Angela, une ouvrière de Fiat Chrysler à Kokomo, dans l'Indiana, qui est mise à pied temporairement, a accusé l'UAW de collaborer à l'exploitation toujours plus importante des travailleurs, affirmant qu'il n'était «qu'un outil de la direction» qui a ignoré le vote unanime des travailleurs de Kokomo pour faire grève au sujet des griefs de sécurité non résolus. Elle a également dénoncé les tentatives de Trump visant à faire des immigrés les boucs émissaires pour la perte des emplois et de salaires alors que tout l'argent allait aux dirigeants d'entreprises et à Wall Street. «Il est temps de nous réveiller et de réaliser que de puissantes forces tentent de nous diviser», a-t-elle déclaré. «Ils utilisent un écran de fumée pour détourner notre attention. Ma mère était une esclave salariée chez Chrysler; mon père chez GM; et je suis aussi une esclave salariée. Tous les travailleurs, peu importe d'où nous venons, saignent de la même façon et veulent la même chose: la paix et la sécurité pour nos proches. La classe ouvrière est majoritaire et nous avons plus en commun avec les travailleurs de toutes les nationalités et ethnies qu’avec les gens qui dictent nos vies.»

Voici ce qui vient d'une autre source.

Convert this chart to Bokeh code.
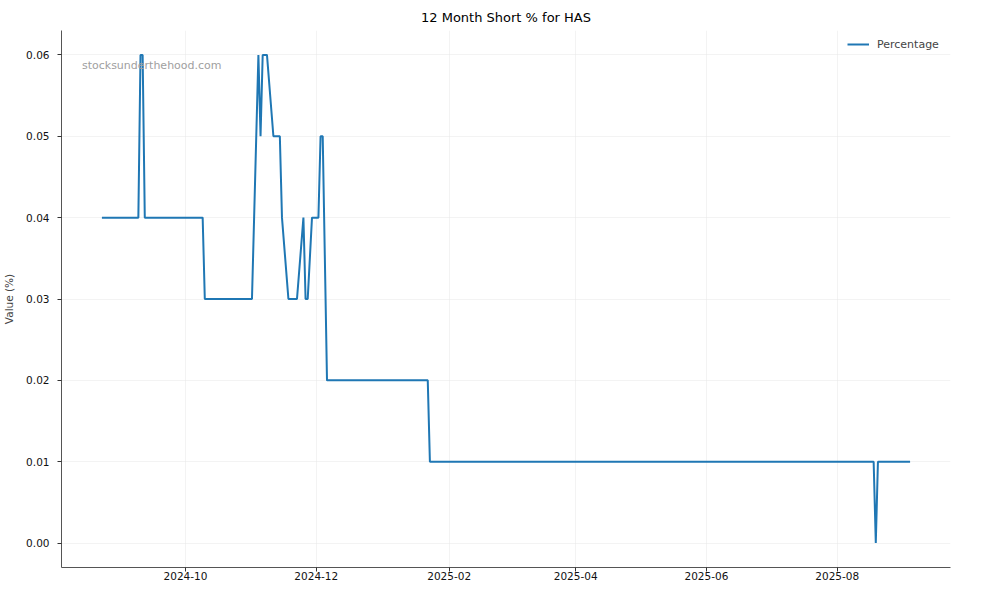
import pandas as pd
from bokeh.plotting import figure
from bokeh.models import (Range1d, FixedTicker, DatetimeTickFormatter, NumeralTickFormatter,
                          Label, Legend, LegendItem, ColumnDataSource)
from bokeh.embed import file_html
from bokeh.resources import INLINE

# ---- data (vertices) ----
dates = [
    "2024-08-23", "2024-09-09", "2024-09-10", "2024-09-11", "2024-09-12",
    "2024-10-09", "2024-10-10", "2024-11-01", "2024-11-04", "2024-11-05",
    "2024-11-06", "2024-11-08", "2024-11-11", "2024-11-14", "2024-11-15",
    "2024-11-18", "2024-11-22", "2024-11-25", "2024-11-26", "2024-11-27",
    "2024-11-29", "2024-12-02", "2024-12-03", "2024-12-04", "2024-12-06",
    "2025-01-22", "2025-01-23", "2025-08-18", "2025-08-19", "2025-08-20",
    "2025-09-04",
]
percentage = [
    0.04, 0.04, 0.06, 0.06, 0.04,
    0.04, 0.03, 0.03, 0.06, 0.05,
    0.06, 0.06, 0.05, 0.05, 0.04,
    0.03, 0.03, 0.04, 0.03, 0.03,
    0.04, 0.04, 0.05, 0.05, 0.02,
    0.02, 0.01, 0.01, 0.00, 0.01,
    0.01,
]
x_tick_labels = ["2024-10", "2024-12", "2025-02", "2025-04", "2025-06", "2025-08"]
y_ticks = [0.00, 0.01, 0.02, 0.03, 0.04, 0.05, 0.06]

title_text = "12 Month Short % for HAS"
series_name = "Percentage"
y_label = "Value (%)"
watermark = "stocksunderthehood.com"

# ---- build ----
dt = pd.to_datetime(dates)
src = ColumnDataSource(dict(x=dt, y=percentage))

x0, x1 = dt.min(), dt.max()
xpad = (x1 - x0) * 0.05
ymin, ymax = min(percentage), max(percentage)
ypad = (ymax - ymin) * 0.05

p = figure(width=984, height=584, x_axis_type="datetime",
           output_backend="svg", toolbar_location=None,
           x_range=Range1d(x0 - xpad, x1 + xpad),
           y_range=Range1d(ymin - ypad, ymax + ypad),
           min_border_left=60, min_border_right=34,
           min_border_top=30, min_border_bottom=17)

p.title.text = title_text
p.title.align = "center"
p.title.vertical_align = "top"
p.title.text_font = "DejaVu Sans"
p.title.text_font_size = "13px"
p.title.text_font_style = "normal"
p.title.text_color = "#000000"
p.title.standoff = 8
p.title.offset = 0

FONT = "DejaVu Sans"
for ax in (p.xaxis[0], p.yaxis[0]):
    ax.major_label_text_font = FONT
    ax.major_label_text_font_size = "10.5px"
    ax.major_label_text_color = "#111111"
    ax.axis_line_color = "#555555"
    ax.major_tick_line_color = "#333333"
    ax.major_tick_out = 4
    ax.major_tick_in = 0
    ax.minor_tick_line_color = None
    ax.axis_label_text_font = FONT
    ax.axis_label_text_font_size = "10.5px"
    ax.axis_label_text_font_style = "normal"
p.xaxis.major_label_standoff = 0
p.yaxis.major_label_standoff = 8

tick_ms = [pd.Timestamp(t + "-01").value // 10**6 for t in x_tick_labels]
p.xaxis.ticker = FixedTicker(ticks=tick_ms)
fmt = "%Y-%m"
p.xaxis.formatter = DatetimeTickFormatter(years=fmt, months=fmt, days=fmt, hours=fmt,
                                          minutes=fmt, seconds=fmt, milliseconds=fmt,
                                          microseconds=fmt, hourmin=fmt, minsec=fmt)
p.yaxis.ticker = FixedTicker(ticks=y_ticks)
p.yaxis.formatter = NumeralTickFormatter(format="0.00")
p.yaxis.axis_label = y_label
p.yaxis.axis_label_standoff = 8

p.outline_line_color = None
p.xgrid.grid_line_color = "#e8e8e8"
p.ygrid.grid_line_color = "#e8e8e8"
p.xgrid.grid_line_alpha = 0.5
p.ygrid.grid_line_alpha = 0.5

r = p.line("x", "y", source=src, line_color="#1f77b4", line_width=2)

legend = Legend(items=[LegendItem(label=series_name, renderers=[r])],
                location="top_right", border_line_alpha=0, background_fill_alpha=0,
                label_text_font=FONT, label_text_font_size="11px",
                glyph_width=22, label_standoff=8, label_width=69,
                padding=4, margin=0, spacing=0)
p.add_layout(legend)

xr = p.x_range
wx = xr.start + (xr.end - xr.start) * 0.023
wy = p.y_range.start + (p.y_range.end - p.y_range.start) * 0.935
p.add_layout(Label(x=wx, y=wy, text=watermark, text_font=FONT, text_font_size="11px",
                   text_color="#a0a0a0", text_baseline="middle"))

open("out.html", "w").write(file_html(p, INLINE))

D'autres grandes entreprises, telles que United Parcel Service (UPS) et US Steel, réalisent également des bénéfices énormes alors même qu'elles exigent davantage de sacrifices de la part des travailleurs. UPS a récemment annoncé une augmentation de 20 % de ses bénéfices au troisième trimestre, atteignant 1,5 milliard de dollars, tandis que US Steel, bénéficiant des tarifs de Trump, a vu ses bénéfices augmenter de 20 %.

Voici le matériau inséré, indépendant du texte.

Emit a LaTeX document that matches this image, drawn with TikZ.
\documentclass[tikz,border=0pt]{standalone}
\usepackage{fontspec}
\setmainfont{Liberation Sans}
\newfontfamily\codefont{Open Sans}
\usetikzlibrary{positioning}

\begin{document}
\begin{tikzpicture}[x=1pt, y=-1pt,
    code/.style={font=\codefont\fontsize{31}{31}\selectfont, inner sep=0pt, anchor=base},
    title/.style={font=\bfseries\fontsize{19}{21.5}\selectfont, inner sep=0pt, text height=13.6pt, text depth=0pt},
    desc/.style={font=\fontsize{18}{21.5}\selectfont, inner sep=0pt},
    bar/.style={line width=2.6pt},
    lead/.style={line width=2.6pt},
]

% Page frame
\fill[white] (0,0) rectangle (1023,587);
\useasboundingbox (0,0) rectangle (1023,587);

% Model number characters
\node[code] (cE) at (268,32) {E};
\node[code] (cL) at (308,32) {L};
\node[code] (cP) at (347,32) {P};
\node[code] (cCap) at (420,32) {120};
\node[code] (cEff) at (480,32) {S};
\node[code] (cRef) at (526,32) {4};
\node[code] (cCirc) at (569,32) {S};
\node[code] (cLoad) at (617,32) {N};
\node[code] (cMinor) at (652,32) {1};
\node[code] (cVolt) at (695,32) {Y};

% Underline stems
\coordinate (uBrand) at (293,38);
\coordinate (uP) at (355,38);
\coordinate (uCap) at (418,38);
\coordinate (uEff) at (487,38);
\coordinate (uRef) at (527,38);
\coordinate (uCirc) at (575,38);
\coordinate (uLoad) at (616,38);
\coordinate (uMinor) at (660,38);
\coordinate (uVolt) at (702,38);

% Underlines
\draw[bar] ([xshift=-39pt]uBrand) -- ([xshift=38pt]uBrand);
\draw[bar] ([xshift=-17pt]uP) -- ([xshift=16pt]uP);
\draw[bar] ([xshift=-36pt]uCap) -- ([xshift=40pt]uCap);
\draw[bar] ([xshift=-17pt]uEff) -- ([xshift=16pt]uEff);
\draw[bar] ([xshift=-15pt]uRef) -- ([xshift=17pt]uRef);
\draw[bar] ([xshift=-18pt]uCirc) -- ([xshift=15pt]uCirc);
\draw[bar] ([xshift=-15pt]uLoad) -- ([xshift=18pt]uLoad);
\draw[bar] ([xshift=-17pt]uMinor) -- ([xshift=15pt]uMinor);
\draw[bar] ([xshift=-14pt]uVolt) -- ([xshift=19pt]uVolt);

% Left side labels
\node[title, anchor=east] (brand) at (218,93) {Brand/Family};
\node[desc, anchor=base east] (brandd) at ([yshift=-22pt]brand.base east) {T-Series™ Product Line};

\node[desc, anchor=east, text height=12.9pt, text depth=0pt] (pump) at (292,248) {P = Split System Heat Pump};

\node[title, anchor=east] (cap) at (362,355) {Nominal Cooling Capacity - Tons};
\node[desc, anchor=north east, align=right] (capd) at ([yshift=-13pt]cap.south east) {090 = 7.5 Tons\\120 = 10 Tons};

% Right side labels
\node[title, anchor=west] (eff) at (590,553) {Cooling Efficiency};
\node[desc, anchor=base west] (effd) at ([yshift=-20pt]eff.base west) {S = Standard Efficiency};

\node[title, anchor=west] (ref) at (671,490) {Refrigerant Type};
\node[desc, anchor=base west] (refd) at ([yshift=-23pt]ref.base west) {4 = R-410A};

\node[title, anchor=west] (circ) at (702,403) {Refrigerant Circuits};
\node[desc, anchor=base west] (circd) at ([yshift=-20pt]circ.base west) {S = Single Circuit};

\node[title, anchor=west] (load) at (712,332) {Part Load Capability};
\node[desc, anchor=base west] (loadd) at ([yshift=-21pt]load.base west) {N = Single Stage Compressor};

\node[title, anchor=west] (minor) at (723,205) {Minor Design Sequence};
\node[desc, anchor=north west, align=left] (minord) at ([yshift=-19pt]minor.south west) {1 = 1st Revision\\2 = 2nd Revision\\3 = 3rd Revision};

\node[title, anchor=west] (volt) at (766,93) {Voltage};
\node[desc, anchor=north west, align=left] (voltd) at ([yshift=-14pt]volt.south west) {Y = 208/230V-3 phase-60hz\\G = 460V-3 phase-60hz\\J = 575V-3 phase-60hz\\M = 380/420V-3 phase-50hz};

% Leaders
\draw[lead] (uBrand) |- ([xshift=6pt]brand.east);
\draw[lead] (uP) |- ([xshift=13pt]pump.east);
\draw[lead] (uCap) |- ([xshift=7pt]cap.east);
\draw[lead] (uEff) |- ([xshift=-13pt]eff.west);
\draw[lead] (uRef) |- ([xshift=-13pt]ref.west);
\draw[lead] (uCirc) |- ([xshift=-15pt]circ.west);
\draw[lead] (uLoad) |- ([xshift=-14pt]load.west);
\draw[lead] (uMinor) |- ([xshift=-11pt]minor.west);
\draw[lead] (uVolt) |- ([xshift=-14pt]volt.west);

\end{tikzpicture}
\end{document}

Dans les deux entreprises, les syndicats mettent tout en œuvre pour empêcher des grèves. Le syndicat des Teamsters va jusqu'à défier le vote majoritaire des travailleurs d'UPS contre ses efforts d’imposer un accord qui établira une nouvelle catégorie de chauffeurs moins bien rémunérés et maintiendra les salaires de misère des travailleurs magasiniers à temps partiel qui représentent 70 % de la main-d'œuvre. Chez US Steel, le syndicat United Steelworkers tente de conclure un accord au rabais qui permettrait d'augmenter les salaires de 14 % au cours des quatre prochaines années, à peine au-dessus du taux d'inflation, et de transférer davantage les coûts des soins de santé et des retraites aux travailleurs.

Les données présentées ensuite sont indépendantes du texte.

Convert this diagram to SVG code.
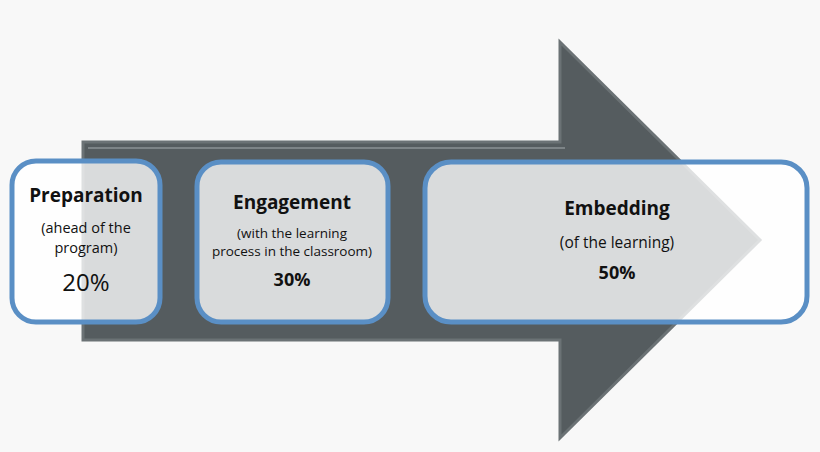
<svg xmlns="http://www.w3.org/2000/svg" width="820" height="452" viewBox="0 0 820 452">
<style>
.box{fill:#ffffff;fill-opacity:0.78;stroke:#5a8fc5;stroke-width:5}
text{font-family:"Open Sans","Noto Sans",sans-serif;fill:#111;text-anchor:middle}
.t{font-weight:bold;font-size:19px}
.s{font-size:14.5px}
.p{font-size:24px}
.pb{font-weight:bold;font-size:18px}
</style>
<rect width="820" height="452" fill="#f8f8f8"/>
<g id="arrow">
<path d="M83,142 H560 V42 L760,240 L560,438 V340 H83 Z" fill="#555c5f" stroke="#6b7275" stroke-width="3"/>
<path d="M88,148 H565" stroke="#7d8487" stroke-width="2" fill="none"/>
</g>
<g id="preparation">
<rect class="box" x="12" y="161" width="148" height="161" rx="24"/>
<text class="t" x="86" y="202">Preparation</text>
<text class="s" x="86" y="233">(ahead of the</text>
<text class="s" x="86" y="253">program)</text>
<text class="p" x="86" y="291">20%</text>
</g>
<g id="engagement">
<rect class="box" x="197" y="162" width="191" height="160" rx="24"/>
<text class="t" x="292" y="209">Engagement</text>
<text class="s" x="292" y="238" style="font-size:13.5px">(with the learning</text>
<text class="s" x="292" y="256" style="font-size:13.5px">process in the classroom)</text>
<text class="pb" x="292" y="286">30%</text>
</g>
<g id="embedding">
<rect class="box" x="425" y="162" width="382" height="160" rx="26"/>
<text class="t" x="617" y="215">Embedding</text>
<text class="s" x="617" y="248" style="font-size:15.5px">(of the learning)</text>
<text class="pb" x="617" y="279">50%</text>
</g>
<g id="connectors"/>
</svg>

L'explosion des profits des sociétés n’a pas servi à compenser les pertes de salaires et d’avantages au cours de la dernière décennie, car la rémunération totale – salaires et avantages – des travailleurs des secteurs privé et public n'a augmenté que de 2,8 % au cours de la période de 12 mois se terminant en septembre 2018, selon le rapport du ministère du Travail américain publié mercredi. Pour les travailleurs du secteur manufacturier, les augmentations étaient en hausse de seulement de 1,9 %, tandis que les enseignants et d’autres employés des collectivités locales et des États ont eu une augmentation dérisoire de 2,5 %.
Le taux d'inflation actuel aux États-Unis est de 2,3 % pour les 12 mois écoulés jusqu’en septembre 2018, selon le ministère du Travail. Cela signifie que les travailleurs n'ont obtenu une réelle augmentation de salaire que de 0,5 %, tandis que les travailleurs du secteur manufacturier ont subi une baisse de leurs revenus réels.
Après une décennie au cours de laquelle les syndicats ont maintenu le nombre de grèves à leur niveau historiquement le plus bas et facilité le transfert sans précédent de richesses à l'élite patronale des entreprises et de la finance, des millions de travailleurs aux États-Unis et dans le monde entrent en lutte. Depuis le début de l'année, le nombre d'arrêts de travail importants aux États-Unis a presque triplé depuis 2017, ce qui inclut les débrayages de plus de 5 % des employés de l'éducation publique de la maternelle jusqu’au terminal du lycée, le nombre le plus élevé depuis plus d'un quart de siècle.
La lutte pour des salaires décents, des conditions de travail sûres et des prestations de santé et de retraite entièrement financées nécessite la mise en place de nouvelles organisations de lutte: des comités de la base dans les usines et lieux de travail, qui sont indépendants des syndicats contrôlés par la grande entreprise et contrôlés démocratiquement par les travailleurs de la base eux-mêmes. En plus d'assumer les responsabilités abandonnées depuis longtemps par les syndicats, notamment l'opposition à l’intensification de l’exploitation, aux mauvais traitements et à la victimisation, ces comités doivent s’unir avec les travailleurs de tous les secteurs et lutter pour l'instauration d'une démocratie industrielle et le contrôle de la production par les travailleurs.
Le développement d'un puissant mouvement industriel, y compris les préparatifs d'une grève générale, doit être associé à une nouvelle stratégie politique visant à unir les travailleurs américains avec leurs frères et sœurs de classe du monde entier afin de lutter pour le socialisme et la propriété collective et démocratique de la richesse produite par le travail de la classe ouvrière.